Start with the problem statement. Replace broad category language with the exact pain your target buyer has described in interviews and tests. If buyers are losing time, revenue, quality, speed, or visibility, name that clearly. State how the problem shows up in operations and why the existing alternatives do not solve it well enough. A precise problem statement strengthens everything that follows.
Then update your customer profile. A useful plan does not target everyone who could benefit. It targets the group most likely to act now. Validation usually reveals a narrower and more valuable segment than founders expect. You may learn that smaller firms move faster, that certain roles feel the pain more acutely, or that one vertical has weaker switching costs. That refinement improves your launch plan and reduces wasted effort.
Your revenue model should also change. Validation data helps you estimate willingness to pay, sales cycle length, onboarding friction, and deal size with more discipline.
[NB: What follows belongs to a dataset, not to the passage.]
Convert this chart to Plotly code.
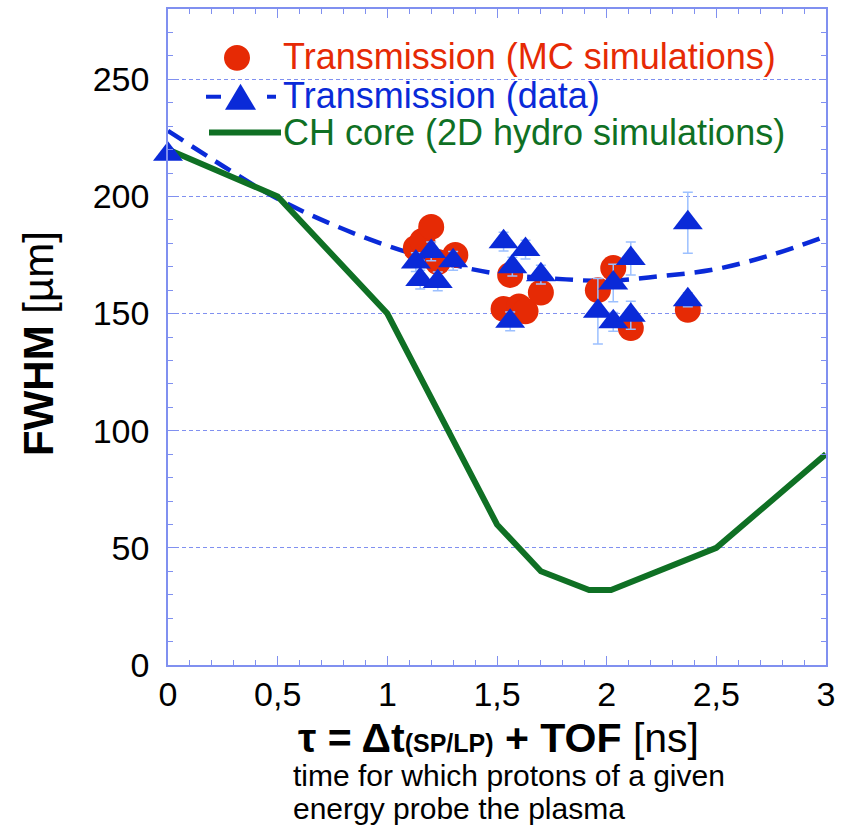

If buyers need a lower entry point, a pilot structure, or proof before signing a larger contract, your pricing architecture must reflect that. If the budget owner differs from the daily user, your commercial strategy must reflect that too.
Marketing and sales assumptions often shift the most. Validation reveals where buyers spend time, what search terms match their intent, what objections stop progress, and what outcomes matter enough to drive action. This affects your positioning, messaging, outreach, lead qualification, and content strategy. You stop speaking in category jargon and start speaking in buyer language.
Operational planning improves as well. Customer discovery often shows what level of support buyers expect, what implementation barriers exist, how long onboarding takes, and what proof points matter after purchase. Those details influence staffing, service design, retention planning, and product priorities. A useful business plan connects market evidence to operational choices instead of treating operations as a separate exercise.
Validation also helps you decide what not to do. If a segment reacts weakly, if a feature attracts no real pull, or if a channel fails to produce qualified conversations, remove it from the main plan. Strong planning requires subtraction as much as addition. Your aim is not to make the document sound ambitious. Your aim is to make execution more precise.
What Is The One Thing A Business Plan Cannot Ignore?
Proof that real buyers have a real problem
Evidence they will act, pay, switch, or commit
Without it, forecasts and strategy remain assumptions
Turn Your Plan Into Proof
Your business plan becomes useful when it reflects buyer reality instead of founder belief. If you validate the problem, confirm willingness to pay, identify the right segment, and measure real commitment, your plan turns into a working decision tool. If you skip that work, the document may still look polished, yet it will guide weak product choices, weak pricing, and weak execution. Put customer validation at the center, update the plan with what buyers actually say and do, and use that evidence to shape every major move. That is how you build a plan that deserves to be followed.